Temporary Relocation Warranty to be Implemented by Tarion
Tarion, the consumer protection organization which oversees builder warranties for new homes built in Ontario, is formalizing a Temporary Relocation Warranty (“TRW”). The TRW will provide mandatory compensation for owners of newly built homes that become uninhabitable due to a breach of the new home warranty within the warranty period.
The TRW has not been included in the statutory warranty, but in some cases, Tarion has been providing homeowners with compensation for their out-of-pocket expenses when they are required to temporarily relocate from their home while warrantied items are being repaired. The TRW is the result of lengthy public meetings and consultation which commenced in the spring of 2021 and wrapped up in November of 2022. The regulations under the Ontario New Home Warranties Plan Act will be amended to formalize the TRW in the legislation effective July 1, 2023.
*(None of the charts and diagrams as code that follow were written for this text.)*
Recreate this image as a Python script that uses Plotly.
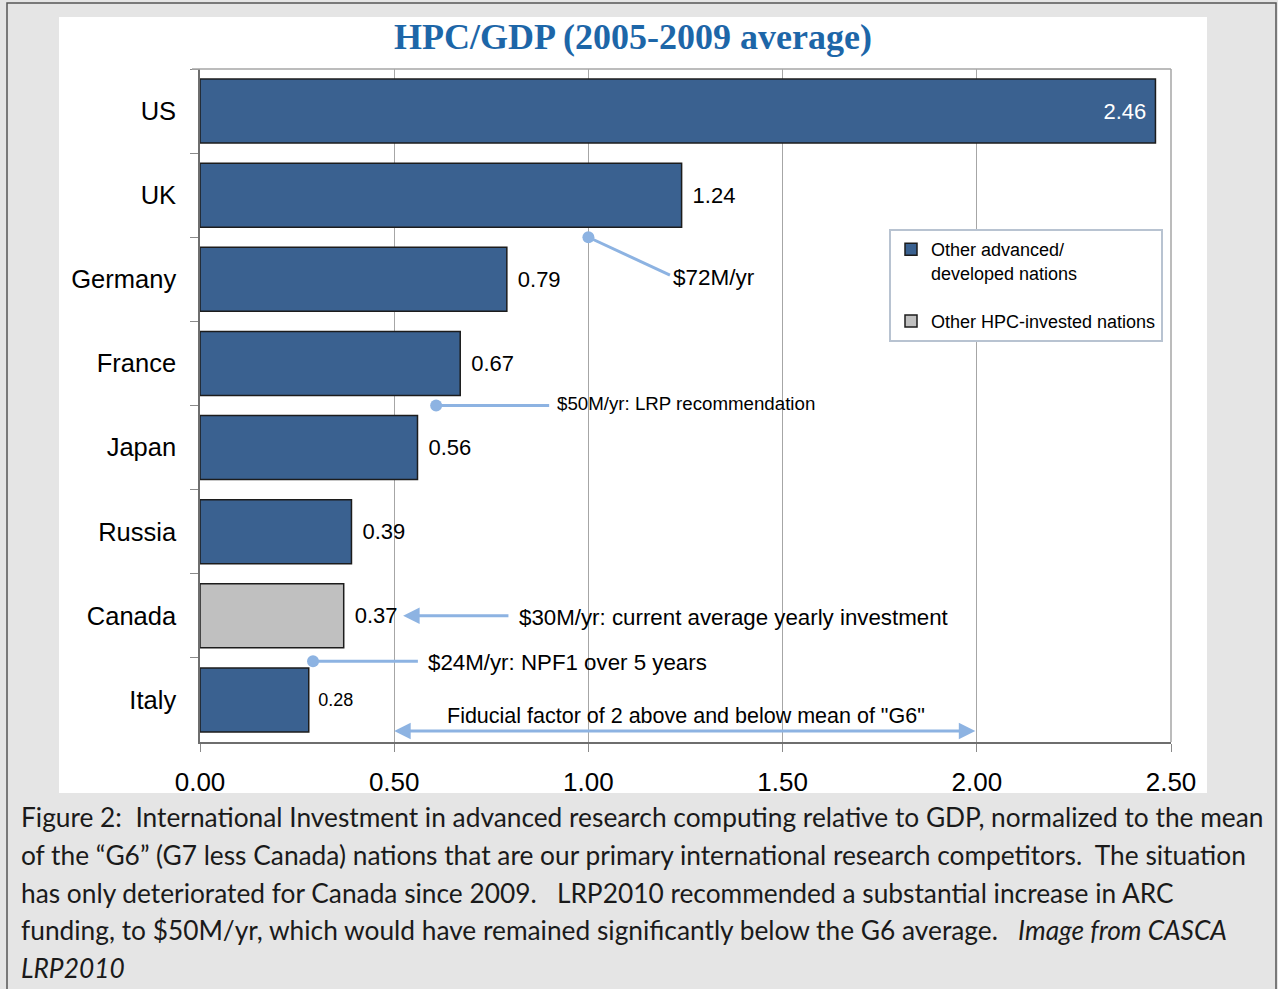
import plotly.graph_objects as go

# ---------------- data ----------------
countries = ["US", "UK", "Germany", "France", "Japan", "Russia", "Canada", "Italy"]
values = [2.46, 1.24, 0.79, 0.67, 0.56, 0.39, 0.37, 0.28]
group = ["adv", "adv", "adv", "adv", "adv", "adv", "hpc", "adv"]
label_size = [22, 22, 22, 22, 22, 22, 22, 18]
x_ticks = [0.0, 0.5, 1.0, 1.5, 2.0, 2.5]
x_ticklabels = ["0.00", "0.50", "1.00", "1.50", "2.00", "2.50"]

legend_adv = "Other advanced/<br>developed nations"
legend_hpc = "Other HPC-invested nations"

# callouts with a dot at the start: (x_dot, y_dot, x_end, y_end, text_x, text_y, text, size)
dot_callouts = [
    (1.00, 1.50, 1.21, 1.95, 1.213, 1.98, "$72M/yr", 22.5),
    (0.608, 3.50, 0.899, 3.50, 0.915, 3.48, "$50M/yr: LRP recommendation", 18.7),
    (0.291, 6.54, 0.561, 6.54, 0.583, 6.55, "$24M/yr: NPF1 over 5 years", 22.3),
]
# arrow callouts: (x_head, y, x_tail, text_x, text_y, text, both_ends)
arrow_callouts = [
    (0.523, 6.00, 0.798, 0.815, 6.02, "$30M/yr: current average yearly investment", False),
    (0.50, 7.37, 2.00, 1.25, 7.19, "Fiducial factor of 2 above and below mean of \"G6\"", True),
]

caption_lines = [
    "Figure 2:  International Investment in advanced research computing relative to GDP, normalized to the mean",
    "of the \u201cG6\u201d (G7 less Canada) nations that are our primary international research competitors.  The situation",
    "has only deteriorated for Canada since 2009.   LRP2010 recommended a substantial increase in ARC",
    "funding, to $50M/yr, which would have remained significantly below the G6 average.   <i>Image from CASCA</i>",
    "<i>LRP2010</i>",
]

# ---------------- geometry ----------------
W, H = 1278, 989
L, R, T, B = 200, 107, 69, 247
PW, PH = W - L - R, H - T - B


def px(x):
    return (x - L) / PW


def py(y):
    return (H - B - y) / PH


BLUE = "#3a6190"
GRAY = "#c0c0c0"
CALL = "#8db3e2"
SANS = "Liberation Sans, Arial, sans-serif"

fig = go.Figure()

for key, name, color in [("adv", legend_adv, BLUE), ("hpc", legend_hpc, GRAY)]:
    idx = [i for i, g in enumerate(group) if g == key]
    xs = [values[i] for i in idx]
    ys = [countries[i] for i in idx]
    pos = ["inside" if values[i] > 2 else "outside" for i in idx]
    txt = [("%.2f\u00a0" % values[i]) if values[i] > 2 else ("\u00a0\u200a%.2f" % values[i]) for i in idx]
    sizes = [label_size[i] for i in idx]
    fig.add_trace(go.Bar(
        x=xs, y=ys, orientation="h", name=name,
        marker=dict(color=color, line=dict(color="#1c1c1c", width=1.5)),
        text=txt, textposition=pos, insidetextanchor="end",
        insidetextfont=dict(color="white", size=22, family=SANS),
        outsidetextfont=dict(color="black", size=sizes, family=SANS),
        cliponaxis=False, legendgroup=key, hoverinfo="skip",
    ))

for (xd, yd, xe, ye, tx, ty, t, s) in dot_callouts:
    fig.add_shape(type="line", xref="x", yref="y", x0=xd, y0=yd, x1=xe, y1=ye,
                  line=dict(color=CALL, width=3))
    fig.add_shape(type="circle", xref="x", yref="y", xsizemode="pixel", ysizemode="pixel",
                  xanchor=xd, yanchor=yd, x0=-6, x1=6, y0=-6, y1=6,
                  fillcolor=CALL, line=dict(width=0))
    fig.add_annotation(x=tx, y=ty, xref="x", yref="y", text=t, showarrow=False,
                       xanchor="left", yanchor="middle", font=dict(family=SANS, size=s, color="black"))

for (xh, y, xt, tx, ty, t, both) in arrow_callouts:
    fig.add_annotation(x=xh, y=y, ax=xt, ay=y, xref="x", yref="y", axref="x", ayref="y",
                       text="", showarrow=True, arrowhead=2, arrowsize=1.1, arrowwidth=3,
                       arrowcolor=CALL, arrowside="end+start" if both else "end")
    fig.add_annotation(x=tx, y=ty, xref="x", yref="y", text=t, showarrow=False,
                       xanchor="center" if both else "left", yanchor="middle",
                       font=dict(family=SANS, size=21.5 if both else 22.3, color="black"))

# background panels
fig.add_shape(type="rect", xref="paper", yref="paper", x0=px(7), x1=px(1276), y0=py(3), y1=py(995),
              fillcolor="#e5e5e5", line=dict(color="#555555", width=1.5), layer="below")
fig.add_shape(type="rect", xref="paper", yref="paper", x0=px(59), x1=px(1207), y0=py(17), y1=py(793),
              fillcolor="white", line=dict(width=0), layer="below")
# top / right frame lines of the plot area
fig.add_shape(type="line", xref="paper", yref="paper", x0=px(192), x1=1, y0=1, y1=1,
              line=dict(color="#a6a6a6", width=1.5))
fig.add_shape(type="line", xref="paper", yref="paper", x0=1, x1=1, y0=0, y1=1,
              line=dict(color="#a6a6a6", width=1.5))

# title
fig.add_annotation(xref="paper", yref="paper", x=px(633), y=py(37), text="<b>HPC/GDP (2005-2009 average)</b>",
                   showarrow=False, xanchor="center", yanchor="middle",
                   font=dict(family="Liberation Serif, serif", size=36, color="#1d66a8"))

# caption
for i, line in enumerate(caption_lines):
    fig.add_annotation(xref="paper", yref="paper", x=px(19), y=py(817 + 37.8 * i), text=line,
                       showarrow=False, xanchor="left", yanchor="middle",
                       font=dict(family="Lato, sans-serif", size=26.3, color="#1a1a1a"))

fig.update_layout(
    width=W, height=H, margin=dict(l=L, r=R, t=T, b=B, pad=0),
    paper_bgcolor="#e5e5e5", plot_bgcolor="white",
    barmode="overlay", bargap=0.24,
    showlegend=True,
    legend=dict(x=px(889), y=py(229), xanchor="left", yanchor="top",
                bgcolor="white", bordercolor="#b8c3d1", borderwidth=2,
                font=dict(family=SANS, size=18, color="black"),
                tracegroupgap=22, valign="top", itemwidth=30),
    xaxis=dict(range=[0, 2.5], tickvals=x_ticks, ticktext=x_ticklabels,
               showgrid=True, gridcolor="#a6a6a6", gridwidth=1, zeroline=False,
               showline=True, linecolor="#6e6e6e", linewidth=1.5,
               ticks="outside", ticklen=8, tickcolor="#8a8a8a",
               ticklabelstandoff=8,
               tickfont=dict(family=SANS, size=26, color="black")),
    yaxis=dict(categoryorder="array", categoryarray=countries, range=[7.5, -0.5],
               showgrid=False, zeroline=False, showline=True, linecolor="#6e6e6e", linewidth=1.5,
               ticks="outside", ticklen=8, tickcolor="#8a8a8a", tickson="boundaries",
               ticklabelstandoff=17,
               tickfont=dict(family=SANS, size=25.5, color="black")),
)

fig.write_html("out.html")
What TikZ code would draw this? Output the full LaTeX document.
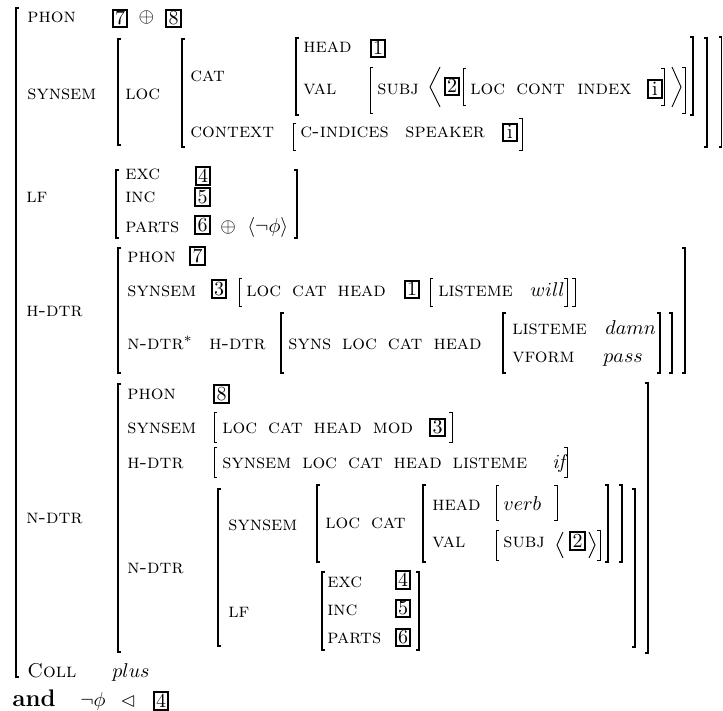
\documentclass[tikz,border=0pt]{standalone}
\usepackage[OT1]{fontenc}
\renewcommand{\rmdefault}{cmr}
\usepackage{amsmath}
\usepackage{amssymb}
\usepackage{tikz}
\newcommand{\attrfont}{\fontsize{10.3pt}{12pt}\selectfont\scshape\spaceskip=5.5pt\relax}
\tikzset{
	attr/.style={anchor=base west, inner sep=0pt, font=\attrfont},
	val/.style={anchor=base west, inner sep=0pt},
	tag/.style={draw, line width=1pt, inner sep=0.8pt, minimum width=7.2pt,
		minimum height=8.6pt, text height=6.4pt, text depth=0pt},
	brk/.style={line width=0.45pt},
	bigbrk/.style={line width=0.9pt},
}
\newcommand{\avmL}[4][brk]{\draw[#1] (#2+3,#3) -- (#2,#3) -- (#2,#4) -- (#2+3,#4);}
\newcommand{\avmR}[4][brk]{\draw[#1] (#2-3,#3) -- (#2,#3) -- (#2,#4) -- (#2-3,#4);}

\begin{document}
\begin{tikzpicture}[x=0.5pt, y=-0.5pt]
	\useasboundingbox (0,0) rectangle (723,711);
	% outermost matrix
	\avmL[bigbrk]{16}{8}{677}
	\node[attr] (phon) at (27,23) {phon};
	\node[tag] (t7) at (120,18.5) {7};
	\node[inner sep=0pt] (oplus) at (146.5,18) {$\oplus$};
	\node[tag] (t8) at (173.5,18.5) {8};
	% synsem
	\node[attr] (synsem) at (27,100) {synsem};
	\avmL[bigbrk]{118}{39}{145}
	\node[attr] (loc) at (125,100) {loc};
	\avmL[bigbrk]{182}{39}{147}
	\node[attr] (cat) at (190,82) {cat};
	\avmL[bigbrk]{296}{38}{115}
	\node[attr] (head) at (303,53) {head};
	\node[tag] (t1) at (378,48.5) {1};
	\node[attr] (val) at (303,95) {val};
	\avmL{370}{67}{113}
	\node[attr] (subj) at (377,95) {subj};
	\draw[brk] (440,67) -- (430,87) -- (440,107);
	\node[tag] (t2) at (452,86.5) {2};
	\avmL{463}{68}{105}
	\node[attr] (lci1) at (470,95) {loc};
	\node[attr] (lci2) at (516,95) {cont};
	\node[attr] (lci3) at (577,95) {index};
	\node[tag] (ti) at (655,89) {i};
	\avmR{664}{68}{105}
	\draw[brk] (672,67) -- (681,87) -- (672,107);
	\avmR{685}{67}{113}
	\avmR[bigbrk]{693}{37}{115}
	\avmR[bigbrk]{707}{38}{147}
	\avmR[bigbrk]{721.5}{37}{147}
	\node[attr] (context) at (190,138) {context};
	\avmL{293}{123}{150}
	\node[attr] (cind) at (300,138) {c-indices};
	\node[attr] (speaker) at (405,138) {speaker};
	\node[tag] (ti2) at (510,132.5) {i};
	\avmR{522}{118}{150}
	% lf
	\node[attr] (lf) at (26,203) {lf};
	\avmL[bigbrk]{116}{170}{238}
	\node[attr] (exc) at (125,180) {exc};
	\node[tag] (t4) at (203,176) {4};
	\node[attr] (inc) at (125,203) {inc};
	\node[tag] (t5) at (202.5,197) {5};
	\node[attr] (parts) at (125,233) {parts};
	\node[tag] (t6) at (202.5,225) {6};
	\node[val] (lfplus) at (220,233) {$\oplus$};
	\node[val] (lfneg) at (247,233) {$\langle\neg\phi\rangle$};
	\avmR[bigbrk]{297}{170}{238}
	% h-dtr
	\node[attr] (hdtr) at (26,317) {h-dtr};
	\avmL[bigbrk]{118}{248}{373}
	\node[attr] (hphon) at (127,263) {phon};
	\node[tag] (h7) at (197.5,256) {7};
	\node[attr] (hsyn) at (127,297) {synsem};
	\node[tag] (h3) at (219,289) {3};
	\avmL{239}{278}{306}
	\node[attr] (hlch) at (246,297) {loc cat head};
	\node[tag] (h1) at (412,289.5) {1};
	\avmL{430}{278}{306}
	\node[attr] (hlist) at (438,297) {listeme};
	\node[val] (will) at (530,297) {$will$};
	\avmR{567}{278}{306}
	\avmR{575}{278}{306}
	\node[attr] (hnd) at (127,350) {n-dtr$^*$};
	\node[attr] (hhd) at (209,350) {h-dtr};
	\avmL[bigbrk]{281}{313}{373}
	\node[attr] (syns) at (288,350) {syns loc cat head};
	\avmL[bigbrk]{503}{313}{373}
	\node[attr] (hlist2) at (512,335) {listeme};
	\node[val] (damn) at (605,335) {$damn$};
	\node[attr] (vform) at (512,363) {vform};
	\node[val] (pass) at (603,363) {$pass$};
	\avmR[bigbrk]{660}{313}{373}
	\avmR[bigbrk]{672}{313}{373}
	\avmR[bigbrk]{685}{248}{373}
	% n-dtr
	\node[attr] (ndtr) at (26,523) {n-dtr};
	\avmL[bigbrk]{118}{384}{652}
	\node[attr] (nphon) at (127,399) {phon};
	\node[tag] (n8) at (221.5,394) {8};
	\node[attr] (nsyn) at (127,433) {synsem};
	\avmL{214}{412}{442}
	\node[attr] (nmod) at (222,433) {loc cat head mod};
	\node[tag] (n3) at (437.5,427.5) {3};
	\avmR{452}{412}{442}
	\node[attr] (nhdtr) at (127,468) {h-dtr};
	\avmL{214}{447}{477}
	\node[attr] (nlist) at (222,468) {synsem loc cat head listeme};
	\node[val] (if) at (552,468) {\textit{if}};
	\avmR{567}{447}{477}
	\node[attr] (nndtr) at (127,573) {n-dtr};
	\avmL[bigbrk]{218}{489}{646}
	\node[attr] (nnsyn) at (228,530) {synsem};
	\avmL[bigbrk]{317}{485}{562}
	\node[attr] (nloccat) at (325,528) {loc cat};
	\avmL[bigbrk]{423}{485}{562}
	\node[attr] (nhead) at (432,510) {head};
	\avmL{496}{485}{520}
	\node[val] (verb) at (503,510) {$verb$};
	\avmR{557}{485}{520}
	\node[attr] (nval) at (432,547) {val};
	\avmL{496}{530}{560}
	\node[attr] (nsubj) at (503,547) {subj};
	\draw[brk] (563,532) -- (557,545) -- (563,558);
	\node[tag] (n2) at (577.5,541) {2};
	\draw[brk] (589,532) -- (595,545) -- (589,558);
	\avmR{600}{530}{560}
	\avmR[bigbrk]{608}{485}{562}
	\avmR[bigbrk]{622}{485}{562}
	\node[attr] (nlf) at (228,617) {lf};
	\avmL[bigbrk]{322}{572}{650}
	\node[attr] (nexc) at (327,587) {exc};
	\node[tag] (n4) at (403,580) {4};
	\node[attr] (ninc) at (327,615) {inc};
	\node[tag] (n5) at (403,608.5) {5};
	\node[attr] (nparts) at (327,643) {parts};
	\node[tag] (n6) at (403,637.5) {6};
	\avmR[bigbrk]{419}{572}{650}
	\avmR[bigbrk]{635}{489}{647}
	\avmR[bigbrk]{648}{383}{653}
	% coll
	\node[val] (coll) at (27,677) {\attrfont Coll};
	\node[val] (plus) at (112,677) {$plus$};
	% and-clause
	\node[val, font=\large\bfseries] (and) at (12,706) {and};
	\node[val] (negphi) at (80,706) {$\neg\phi$};
	\node[val] (lhd) at (120,706) {$\lhd$};
	\node[tag] (a4) at (161,701) {4};
\end{tikzpicture}
\end{document}
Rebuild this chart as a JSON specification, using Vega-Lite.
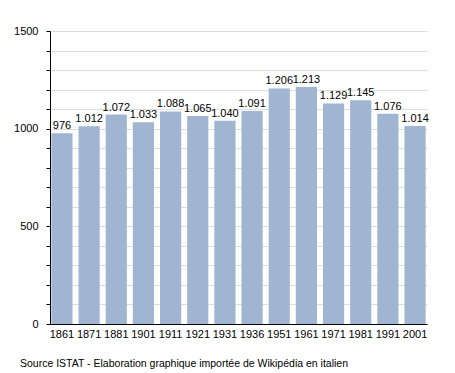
{
  "$schema": "https://vega.github.io/schema/vega-lite/v6.json",
  "width": 377,
  "height": 293,
  "autosize": {"type": "none"},
  "padding": {"left": 50, "top": 31, "right": 28, "bottom": 49},
  "background": "white",
  "config": {
    "font": "Liberation Sans",
    "view": {"stroke": null}
  },
  "title": {
    "text": "Source ISTAT - Elaboration graphique importée de Wikipédia en italien",
    "orient": "bottom",
    "anchor": "start",
    "frame": "group",
    "dx": -30,
    "offset": 20,
    "fontSize": 10.5,
    "fontWeight": "normal",
    "color": "#000000",
    "font": "Liberation Sans"
  },
  "data": {
    "values": [
      {"year": "1861", "pop": 976, "label": "976"},
      {"year": "1871", "pop": 1012, "label": "1.012"},
      {"year": "1881", "pop": 1072, "label": "1.072"},
      {"year": "1901", "pop": 1033, "label": "1.033"},
      {"year": "1911", "pop": 1088, "label": "1.088"},
      {"year": "1921", "pop": 1065, "label": "1.065"},
      {"year": "1931", "pop": 1040, "label": "1.040"},
      {"year": "1936", "pop": 1091, "label": "1.091"},
      {"year": "1951", "pop": 1206, "label": "1.206"},
      {"year": "1961", "pop": 1213, "label": "1.213"},
      {"year": "1971", "pop": 1129, "label": "1.129"},
      {"year": "1981", "pop": 1145, "label": "1.145"},
      {"year": "1991", "pop": 1076, "label": "1.076"},
      {"year": "2001", "pop": 1014, "label": "1.014"}
    ]
  },
  "encoding": {
    "x": {
      "field": "year",
      "type": "ordinal",
      "sort": null,
      "scale": {"paddingInner": 0.22, "paddingOuter": 0.05},
      "axis": {
        "title": null,
        "labelAngle": 0,
        "ticks": false,
        "domainColor": "#000000",
        "domainWidth": 1,
        "labelFontSize": 11,
        "labelColor": "#000000",
        "labelPadding": 4,
        "grid": false
      }
    },
    "y": {
      "field": "pop",
      "type": "quantitative",
      "scale": {"domain": [0, 1500], "nice": false},
      "axis": {
        "title": null,
        "values": [0, 100, 200, 300, 400, 500, 600, 700, 800, 900, 1000, 1100, 1200, 1300, 1400, 1500],
        "labelExpr": "datum.value % 500 == 0 ? datum.value : ''",
        "grid": true,
        "gridColor": "#dddddd",
        "gridWidth": 1,
        "domainColor": "#000000",
        "tickColor": "#000000",
        "tickSize": 4,
        "labelFontSize": 11,
        "labelColor": "#000000",
        "labelPadding": 8
      }
    }
  },
  "layer": [
    {
      "mark": {"type": "bar", "color": "#9fb5d1"}
    },
    {
      "mark": {"type": "text", "baseline": "bottom", "dy": -2, "fontSize": 11, "color": "#000000"},
      "encoding": {"text": {"field": "label"}}
    }
  ]
}
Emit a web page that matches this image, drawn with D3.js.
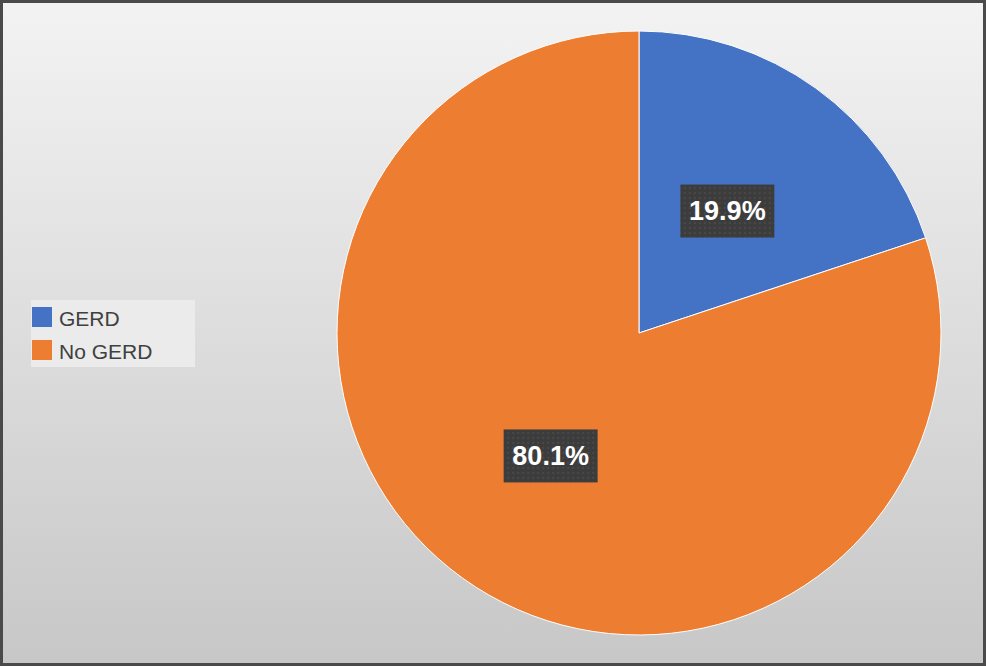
<!DOCTYPE html>
<html>
  <head>
    <meta charset="utf-8"/>
    <style>
    body {
      margin: 0;
      font-family: "Liberation Sans", Arial, sans-serif;
    }
    </style>
  </head>
  <body>
    <script src="https://d3js.org/d3.v7.min.js"></script>
    <script>
    var width = 986, height = 667;

    // data
    var categories = ["GERD", "No GERD"];
    var values = [19.9, 80.1];
    var colors = ["#4472C4", "#ED7D31"];

    var cx = 639, cy = 333, radius = 302;

    var svg = d3.select("body").append("svg")
        .attr("width", width)
        .attr("height", height);

    var defs = svg.append("defs");

    var grad = defs.append("linearGradient")
        .attr("id", "bg")
        .attr("x1", 0).attr("y1", 0)
        .attr("x2", 0).attr("y2", 1);
    grad.append("stop").attr("offset", "0%").attr("stop-color", "#f3f3f3");
    grad.append("stop").attr("offset", "100%").attr("stop-color", "#c7c7c7");

    // dotted fill for the data label boxes
    var pat = defs.append("pattern")
        .attr("id", "dots")
        .attr("width", 5).attr("height", 5)
        .attr("patternUnits", "userSpaceOnUse");
    pat.append("rect").attr("width", 5).attr("height", 5).attr("fill", "#3c3c3c");
    pat.append("circle").attr("cx", 2.5).attr("cy", 2.5).attr("r", 0.8).attr("fill", "#5a5a5a");

    // background + frame
    svg.append("rect")
        .attr("x", 1.5).attr("y", 1.5)
        .attr("width", width - 3).attr("height", height - 4)
        .attr("fill", "url(#bg)")
        .attr("stroke", "#4a4a4a")
        .attr("stroke-width", 3);

    var pie = d3.pie().sort(null).value(function(d){ return d; });
    var arc = d3.arc().innerRadius(0).outerRadius(radius);
    var labelArc = d3.arc().innerRadius(radius * 0.5).outerRadius(radius * 0.5);

    var arcs = pie(values);

    var g = svg.append("g")
        .attr("transform", "translate(" + cx + "," + cy + ")");

    g.selectAll(".slice")
        .data(arcs)
      .enter().append("path")
        .attr("class", "slice")
        .attr("d", arc)
        .attr("fill", function(d, i){ return colors[i]; })
        .attr("stroke", "#ffffff")
        .attr("stroke-width", 1);

    var labels = g.selectAll(".label")
        .data(arcs)
      .enter().append("g")
        .attr("class", "label")
        .attr("transform", function(d){ return "translate(" + labelArc.centroid(d) + ")"; });

    labels.append("rect")
        .attr("x", -47).attr("y", -26)
        .attr("width", 94).attr("height", 53)
        .attr("fill", "url(#dots)");

    labels.append("text")
        .attr("text-anchor", "middle")
        .attr("dy", "0.36em")
        .attr("fill", "#ffffff")
        .style("font-size", "27px")
        .style("font-weight", "bold")
        .text(function(d){ return d3.format(".1f")(d.data) + "%"; });

    // legend
    var legend = svg.append("g");

    legend.append("rect")
        .attr("x", 31).attr("y", 300)
        .attr("width", 164).attr("height", 67)
        .attr("fill", "#ebebeb");

    var items = legend.selectAll(".item")
        .data(categories)
      .enter().append("g")
        .attr("class", "item")
        .attr("transform", function(d, i){ return "translate(32," + (307 + i * 33) + ")"; });

    items.append("rect")
        .attr("width", 20).attr("height", 20)
        .attr("fill", function(d, i){ return colors[i]; });

    items.append("text")
        .attr("x", 27).attr("y", 19)
        .attr("fill", "#404040")
        .style("font-size", "21px")
        .text(function(d){ return d; });

    </script>
  </body>
</html>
Once the new regulation is effective, if a newly constructed home or a material portion thereof becomes uninhabitable because of a condition that is warrantied, the vendor/builder is required to pay the homeowner CAD$150 per day for the period the home or a material portion thereof is uninhabitable, up to a maximum of $15,000 per home.
The payment is a flat amount regardless of the particular situation of the homeowner. This means that compensation for an individual homeowner will be the same as for a family of six, for example. The compensation is meant to contribute to the cost of alternative accommodations and is not meant to provide complete reimbursement to the homeowner for expenses incurred.
Definition of “Uninhabitable”
At what point a home, or a material portion thereof, qualifies as being “uninhabitable” is not set out in the regulations; however, in the Tarion Discussion Guide, Tarion indicates that it will consider a home “uninhabitable” if:
“[T]he home or an essential part of the home cannot be used for the purpose for which it was intended. A home may be determined to be uninhabitable if, for example, the warranted item or the repair or remediation of that item has the following impact for more than one day:
renders the kitchen unusable;
renders all toilets and/or all bathtubs/showers unusable;
renders the staircase to the upper floor unusable or unsafe;
adversely affects the structural integrity of the home;
involves remediation of mold or another harmful substance; or
renders all or an essential part of the home unusable because an occupant of the home has a disability.”
This will likely need to be assessed on a case-by-case basis depending on the circumstances.
It does not appear that a homeowner will be required to submit receipts or records to be eligible for compensation under the TRW and instead compensation will be determined by multiplying the number of days the home is uninhabitable by the daily compensation rate of CAD$150.00, up to the maximum compensation limit per home. This is meant to simplify administration of the warranty. If there are repeated occurrences of a home or a portion thereof being uninhabitable, a homeowner may make repeated claims under this provision, up to the maximum compensation limit per home.
Vendors/builders maintain the ability to provide a reasonable alternative accommodation for the displaced homeowner in lieu of per diem compensation. What constitutes “reasonable alternative accommodation” will be an issue for interpretation once builders and homeowners try to navigate this new warranty. Depending on where the home is located, this will be more feasible in certain areas of the province than others.
The warranty will apply to homes sold or constructed under agreements and contracts entered into on or after July 1, 2023. Any agreements entered into prior to July 1, 2023, will not be subject to the TRW.
It will be available to homeowners during the seven-year period following the date of possession. Homeowners have up to one year from the date the home became uninhabitable to make a claim under the TRW. If they fail to make the claim in the provided time, they presumably lose their claim.
Tarion will be monitoring the TRW for a two-year period and will thereafter reassess the particulars of the TRW, including the compensation amount, compensation caps, and other issues that arise during that time period.
Please note that the information in this article is based on information made available by Tarion as of the date written and does not account for any amendments to the Ontario New Home Warranties Plan Act or its regulations or Tarion policies that may be made in respect of the TRW. This article does not constitute legal advice.
 Tarion, Tarion Consultation on Consumer Protection Initiatives – Discussion Guide (November 2022), online: Tarion- Public Meetings and Consultation, page 7.